--- Begin GIVEN DATA ---
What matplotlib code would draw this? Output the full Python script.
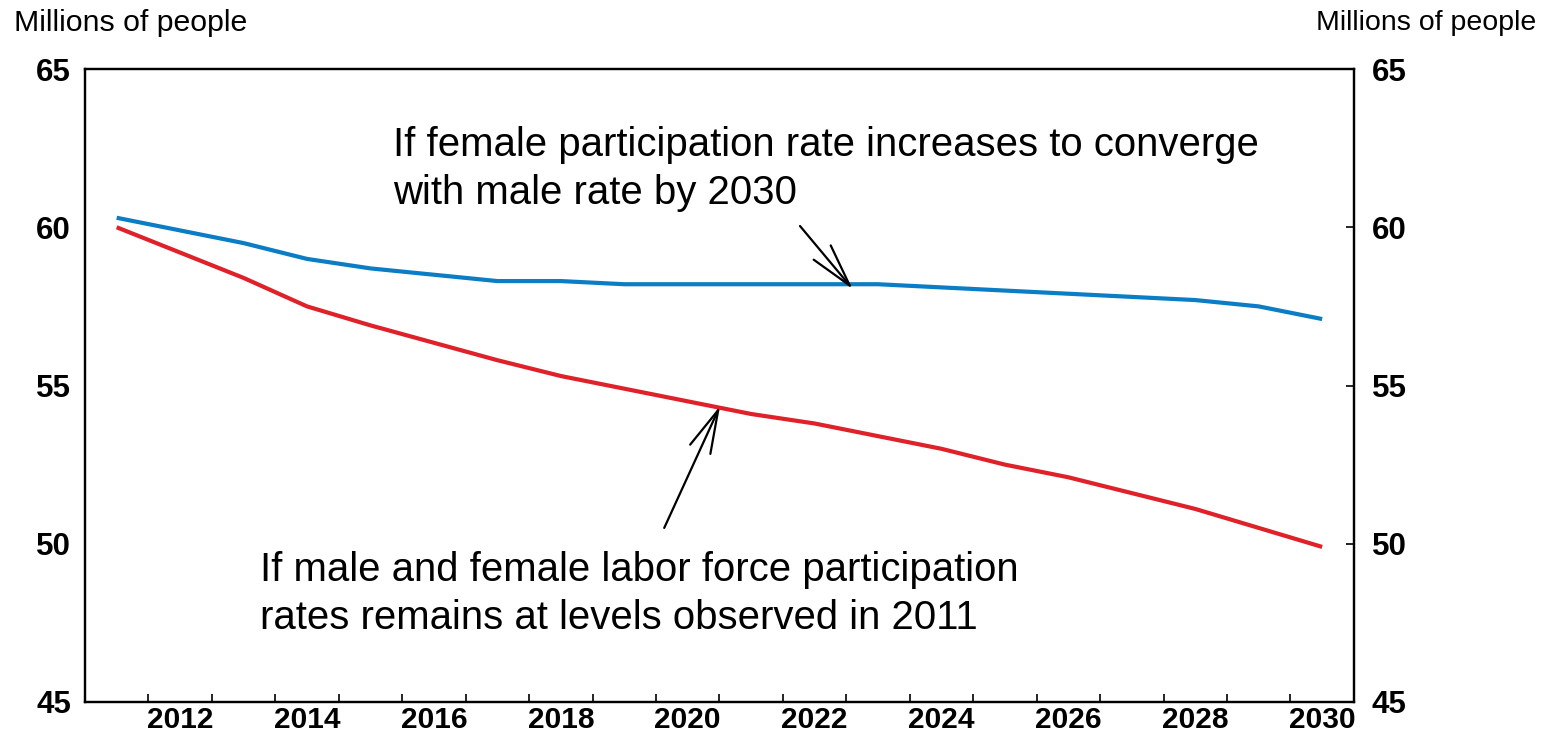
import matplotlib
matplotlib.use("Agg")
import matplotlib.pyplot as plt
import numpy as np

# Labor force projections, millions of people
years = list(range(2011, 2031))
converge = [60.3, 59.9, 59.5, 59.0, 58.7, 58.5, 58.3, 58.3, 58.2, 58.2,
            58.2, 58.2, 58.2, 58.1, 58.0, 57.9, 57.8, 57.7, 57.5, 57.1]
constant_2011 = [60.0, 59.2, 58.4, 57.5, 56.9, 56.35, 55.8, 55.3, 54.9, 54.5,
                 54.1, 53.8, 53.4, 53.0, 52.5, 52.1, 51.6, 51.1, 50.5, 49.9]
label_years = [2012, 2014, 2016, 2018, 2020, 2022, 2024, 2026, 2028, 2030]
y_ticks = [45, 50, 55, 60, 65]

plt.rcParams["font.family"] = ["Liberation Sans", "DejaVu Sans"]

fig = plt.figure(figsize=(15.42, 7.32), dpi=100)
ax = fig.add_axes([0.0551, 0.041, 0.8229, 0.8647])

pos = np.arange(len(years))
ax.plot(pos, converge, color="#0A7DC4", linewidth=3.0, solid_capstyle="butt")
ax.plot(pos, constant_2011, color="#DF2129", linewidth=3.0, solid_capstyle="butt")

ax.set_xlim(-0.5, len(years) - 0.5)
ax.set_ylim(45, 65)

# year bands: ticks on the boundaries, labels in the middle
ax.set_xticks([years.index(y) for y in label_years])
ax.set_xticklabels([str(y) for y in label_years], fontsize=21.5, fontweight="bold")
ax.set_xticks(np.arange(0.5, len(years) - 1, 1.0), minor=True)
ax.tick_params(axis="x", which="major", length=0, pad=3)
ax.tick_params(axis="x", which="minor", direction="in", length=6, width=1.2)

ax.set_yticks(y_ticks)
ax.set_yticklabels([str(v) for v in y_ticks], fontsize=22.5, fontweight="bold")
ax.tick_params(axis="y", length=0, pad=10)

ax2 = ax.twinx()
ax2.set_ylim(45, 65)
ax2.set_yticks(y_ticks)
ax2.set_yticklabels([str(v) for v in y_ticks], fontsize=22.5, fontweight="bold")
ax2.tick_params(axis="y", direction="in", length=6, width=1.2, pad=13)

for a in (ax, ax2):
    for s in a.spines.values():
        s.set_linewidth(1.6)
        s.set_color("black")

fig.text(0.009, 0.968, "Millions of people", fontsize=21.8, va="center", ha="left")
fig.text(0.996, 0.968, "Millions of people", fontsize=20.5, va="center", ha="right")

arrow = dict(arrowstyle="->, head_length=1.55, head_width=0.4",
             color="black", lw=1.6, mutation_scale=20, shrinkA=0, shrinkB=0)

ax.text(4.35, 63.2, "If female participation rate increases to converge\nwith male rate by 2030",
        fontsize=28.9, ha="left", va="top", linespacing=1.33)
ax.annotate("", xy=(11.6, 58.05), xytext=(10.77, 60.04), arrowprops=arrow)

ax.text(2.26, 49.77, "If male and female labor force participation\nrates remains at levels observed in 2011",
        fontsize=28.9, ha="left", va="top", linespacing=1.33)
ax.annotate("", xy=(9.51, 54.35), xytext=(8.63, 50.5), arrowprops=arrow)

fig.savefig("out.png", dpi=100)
--- End GIVEN DATA ---
Write the material out again exactly as it appears, dropping the pictures.

What matplotlib code would draw this? Output the full Python script.
import matplotlib
matplotlib.use("Agg")
import matplotlib.pyplot as plt
import numpy as np

# Labor force projections, millions of people
years = list(range(2011, 2031))
converge = [60.3, 59.9, 59.5, 59.0, 58.7, 58.5, 58.3, 58.3, 58.2, 58.2,
            58.2, 58.2, 58.2, 58.1, 58.0, 57.9, 57.8, 57.7, 57.5, 57.1]
constant_2011 = [60.0, 59.2, 58.4, 57.5, 56.9, 56.35, 55.8, 55.3, 54.9, 54.5,
                 54.1, 53.8, 53.4, 53.0, 52.5, 52.1, 51.6, 51.1, 50.5, 49.9]
label_years = [2012, 2014, 2016, 2018, 2020, 2022, 2024, 2026, 2028, 2030]
y_ticks = [45, 50, 55, 60, 65]

plt.rcParams["font.family"] = ["Liberation Sans", "DejaVu Sans"]

fig = plt.figure(figsize=(15.42, 7.32), dpi=100)
ax = fig.add_axes([0.0551, 0.041, 0.8229, 0.8647])

pos = np.arange(len(years))
ax.plot(pos, converge, color="#0A7DC4", linewidth=3.0, solid_capstyle="butt")
ax.plot(pos, constant_2011, color="#DF2129", linewidth=3.0, solid_capstyle="butt")

ax.set_xlim(-0.5, len(years) - 0.5)
ax.set_ylim(45, 65)

# year bands: ticks on the boundaries, labels in the middle
ax.set_xticks([years.index(y) for y in label_years])
ax.set_xticklabels([str(y) for y in label_years], fontsize=21.5, fontweight="bold")
ax.set_xticks(np.arange(0.5, len(years) - 1, 1.0), minor=True)
ax.tick_params(axis="x", which="major", length=0, pad=3)
ax.tick_params(axis="x", which="minor", direction="in", length=6, width=1.2)

ax.set_yticks(y_ticks)
ax.set_yticklabels([str(v) for v in y_ticks], fontsize=22.5, fontweight="bold")
ax.tick_params(axis="y", length=0, pad=10)

ax2 = ax.twinx()
ax2.set_ylim(45, 65)
ax2.set_yticks(y_ticks)
ax2.set_yticklabels([str(v) for v in y_ticks], fontsize=22.5, fontweight="bold")
ax2.tick_params(axis="y", direction="in", length=6, width=1.2, pad=13)

for a in (ax, ax2):
    for s in a.spines.values():
        s.set_linewidth(1.6)
        s.set_color("black")

fig.text(0.009, 0.968, "Millions of people", fontsize=21.8, va="center", ha="left")
fig.text(0.996, 0.968, "Millions of people", fontsize=20.5, va="center", ha="right")

arrow = dict(arrowstyle="->, head_length=1.55, head_width=0.4",
             color="black", lw=1.6, mutation_scale=20, shrinkA=0, shrinkB=0)

ax.text(4.35, 63.2, "If female participation rate increases to converge\nwith male rate by 2030",
        fontsize=28.9, ha="left", va="top", linespacing=1.33)
ax.annotate("", xy=(11.6, 58.05), xytext=(10.77, 60.04), arrowprops=arrow)

ax.text(2.26, 49.77, "If male and female labor force participation\nrates remains at levels observed in 2011",
        fontsize=28.9, ha="left", va="top", linespacing=1.33)
ax.annotate("", xy=(9.51, 54.35), xytext=(8.63, 50.5), arrowprops=arrow)

fig.savefig("out.png", dpi=100)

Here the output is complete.